The effect on Bedford would be severe. Bedford, as it surrounds the Amuso parcel, is zoned for single-family residential use. Yet, the change in zone means the juxtaposition of highrise apartment houses.
In Borough of Cresshill v. Borough of Dumont (28 N. J. Super. 26, affd. on other grounds 15 N. J. 238), one borough’s rezoning of a remote corner of its territory from “ residential ” to “ business ” use was struck down on the complaint of three adjoining boroughs. Noting the development of all four boroughs, the total of single-family dwellings and the location of their respective business districts, the New Jersey court emphasized that “ Once a municipality adopts a valid zoning ordinance prohibiting a particular use in an established use area, the general public has a right to rely upon the provisions of the ordinance ” (28 N. J. Super., at p. 42). The residents in the adjoining boroughs thus acquired a “ vested right ” in the benefits derived from the existing restriction, and the court deemed it a “ legal requirement ” that zoning ordinance restrictions take “ reasonable consideration ” of the character of the neighboring municipalities (28 N. J. Super., at p. 43).

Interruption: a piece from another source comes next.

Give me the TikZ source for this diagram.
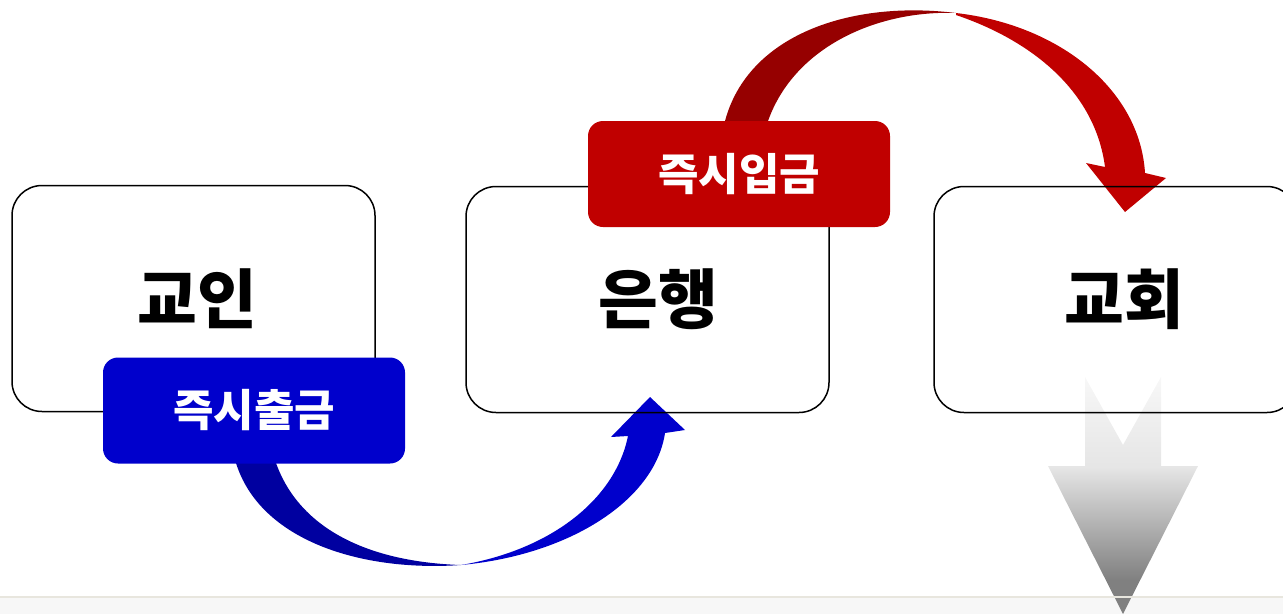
\documentclass[tikz,border=0pt]{standalone}
\usepackage{fontspec}
\newfontfamily\kofont{Noto Sans CJK KR}
\definecolor{outblue}{RGB}{0,0,204}
\definecolor{outbluedark}{RGB}{0,0,160}
\definecolor{inred}{RGB}{192,0,0}
\definecolor{inreddark}{RGB}{150,0,0}
\definecolor{pageline}{RGB}{232,230,222}
\pgfdeclareverticalshading{downgray}{100bp}{color(0bp)=(black!50); color(32bp)=(black!50); color(56bp)=(black!10); color(75bp)=(black!3); color(100bp)=(black!3)}
\begin{document}
\begin{tikzpicture}[x=1pt,y=-1pt]
        \tikzstyle{party}=[draw=black,line width=1.5pt,rounded corners=30pt,minimum width=363pt,minimum height=226pt,font=\kofont\bfseries\fontsize{65}{70}\selectfont]
        \tikzstyle{transfer}=[rounded corners=15pt,minimum width=302pt,minimum height=106pt,text=white,font=\kofont\bfseries\fontsize{44}{50}\selectfont]
        \useasboundingbox (0,0) rectangle (1283,614);
        \clip (0,0) rectangle (1283,614);
        \fill[black!3] (0,597) rectangle (1283,614);
       \begin{scope}
         % withdrawal arrow
         \fill[outbluedark] (236,463) .. controls (260,540) and (360,572) .. (461,565)
              .. controls (370,562) and (300,530) .. (276,463) -- cycle;
         \fill[outblue] (461,565) .. controls (570,555) and (655,500) .. (665,433)
              -- (685,430) -- (650,397) -- (611,437) -- (628,436)
              .. controls (615,500) and (550,550) .. (461,565) -- cycle;
         % deposit arrow
         \fill[inreddark] (725,121) .. controls (748,35) and (850,0) .. (956,13)
              .. controls (880,10) and (795,45) .. (768,121) -- cycle;
         \fill[inred] (956,13) .. controls (1060,25) and (1140,90) .. (1145,173)
              -- (1166,178) -- (1125,212) -- (1086,163) -- (1105,167)
              .. controls (1095,90) and (1030,40) .. (956,15) -- cycle;
         % down arrow
         \shade[shading=downgray] (1085,377) -- (1123,445) -- (1161,377) -- (1161,466)
              -- (1198,466) -- (1123,614) -- (1048,466) -- (1085,466) -- cycle;
       \end{scope}
         \node [party] (member) at (193.5,298.5) {\hspace*{8pt}교인};
         \node [party] (bank) at (647.5,299.5) {\hspace*{22pt}은행};
         \node [party] (church) at (1115.5,299.5) {\hspace*{18pt}교회};
         \node [transfer,fill=outblue] (out) at (254,410.5) {즉시출금};
         \node [transfer,fill=inred] (in) at (739,174) {즉시입금};
         \draw[pageline,line width=1.2pt] (0,597) -- (1283,597);
      \end{tikzpicture}
\end{document}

The lower courts could justifiably conclude that because of the harm to Bedford, the Mount Kisco ordinance should not stand. As earlier observed, the Amuso parcel, a mere 7.68 acres, was characterized by Special Term as an “ island within the Town of Bedford ”, surrounded on three sides by Bedford’s single-family residences that will soon have high-rise apartments for neighbors. Mount Kisco, in contrast, being separated from the Amuso land by the Saw Mill Biver Parkway, altered its use without adverse consequences to itself. Moreover, compared to the adverse consequences for Bedford, the benefits to Mount Kisco are marginal since the village already has zoned *19257 acres for multiple-family use which may be developed for apartments.
Analysis of the conflict between the two municipalities suggests the need for development of effective planning agencies at the regional or State level. Only at the regional level can the pitfall of idiosyncratic municipal action be avoided (see Golden v. Town of Ramapo, 30 N Y 2d, supra, at p. 385, dis. opn. per Breitel, J.). In the absence of more effective tools to facilitate sensible regional growth, the courts should and are bound to view section 452 as a mandate for equitable resolution of zoning disputes between adjoining municipalities.
Accordingly, I dissent and vote to affirm.
Chief Judge Fuld and Judges Burke and Wachtler concur with Judge Jones; Judge Breitel dissents and votes to affirm in a separate opinion in which Judges Jasen and Gabrielli concur.
Order reversed, without costs, and the petition dismissed.